Data supplied:

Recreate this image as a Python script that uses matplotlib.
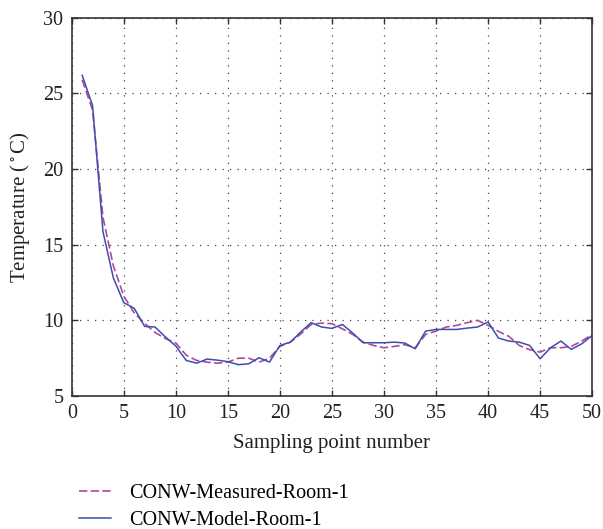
import numpy as np
import matplotlib.pyplot as plt

plt.rcParams['font.family'] = ['Liberation Serif', 'DejaVu Serif']
plt.rcParams['mathtext.fontset'] = 'stix'

x = np.arange(1, 51)
measured = [25.9, 23.9, 16.8, 13.6, 11.6, 10.5, 9.8, 9.2, 8.8, 8.5,
            7.7, 7.35, 7.24, 7.17, 7.24, 7.5, 7.5, 7.24, 7.5, 8.28,
            8.56, 9.1, 9.73, 9.82, 9.78, 9.44, 9.07, 8.56, 8.34, 8.19,
            8.28, 8.39, 8.19, 9.07, 9.29, 9.56, 9.67, 9.85, 10.0, 9.67,
            9.27, 8.94, 8.34, 8.06, 7.9, 8.19, 8.19, 8.28, 8.63, 9.07]
model = [26.2, 24.2, 15.85, 12.8, 11.17, 10.8, 9.6, 9.56, 8.9, 8.3,
         7.35, 7.17, 7.44, 7.37, 7.27, 7.07, 7.13, 7.53, 7.24, 8.34,
         8.56, 9.23, 9.85, 9.56, 9.47, 9.73, 9.16, 8.52, 8.52, 8.52,
         8.56, 8.5, 8.12, 9.29, 9.4, 9.4, 9.4, 9.49, 9.56, 9.89,
         8.83, 8.63, 8.56, 8.34, 7.46, 8.19, 8.63, 8.08, 8.45, 9.0]

fig = plt.figure(figsize=(6.03, 5.29), dpi=100)
ax = fig.add_axes([0.119, 0.2514, 0.863, 0.715])

ax.plot(x, measured, color='#b0499b', linewidth=1.2, linestyle=(0, (5, 2)),
        label='CONW-Measured-Room-1')
ax.plot(x, model, color='#3b4fae', linewidth=1.1, linestyle='-',
        label='CONW-Model-Room-1')

ax.set_xlim(0, 50)
ax.set_ylim(5, 30)
ax.set_xticks(np.arange(0, 51, 5))
ax.set_yticks(np.arange(5, 31, 5))
ax.grid(True, linestyle=(0, (1, 5)), color='#444444', linewidth=0.9)
ax.tick_params(direction='in', labelsize=14.5, length=4, width=1, pad=6,
               top=True, right=True, colors='#333333', labelcolor='#222222')
for s in ax.spines.values():
    s.set_linewidth(1.2)
    s.set_color('#333333')

ax.set_xlabel('Sampling point number', fontsize=15, color='#222222', labelpad=8)
ax.set_ylabel(r'Temperature ($^\circ$C)', fontsize=15, color='#222222', labelpad=8)

fig.legend(loc='upper left', bbox_to_anchor=(0.118, 0.1), frameon=False,
           fontsize=14.5, handlelength=1.6, handletextpad=0.9, labelspacing=0.4,
           borderaxespad=0)

fig.savefig('out.png', dpi=100, facecolor='white')
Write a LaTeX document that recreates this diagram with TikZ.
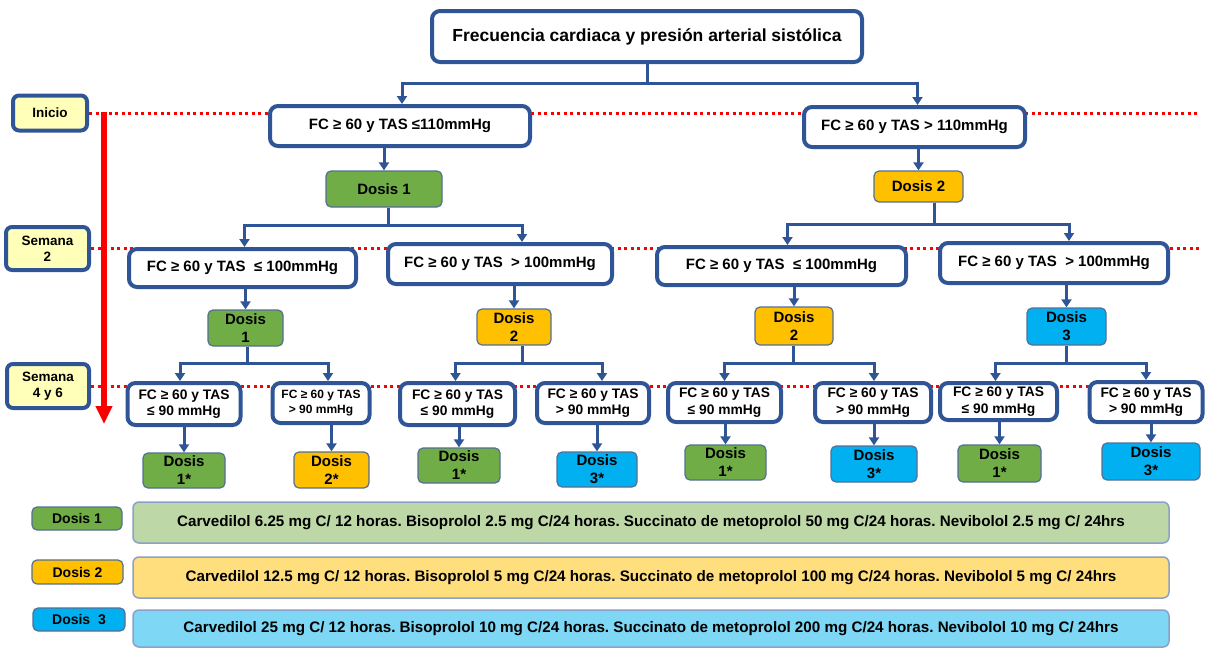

Work to be completed: Retype the records above word for word, from their first line through the line containing "plt.rcParams['mathtext.fontset'] = 'stix'", and leave out every picture.

Worked solution:
Recreate this image as a Python script that uses matplotlib.
import numpy as np
import matplotlib.pyplot as plt

plt.rcParams['font.family'] = ['Liberation Serif', 'DejaVu Serif']
plt.rcParams['mathtext.fontset'] = 'stix'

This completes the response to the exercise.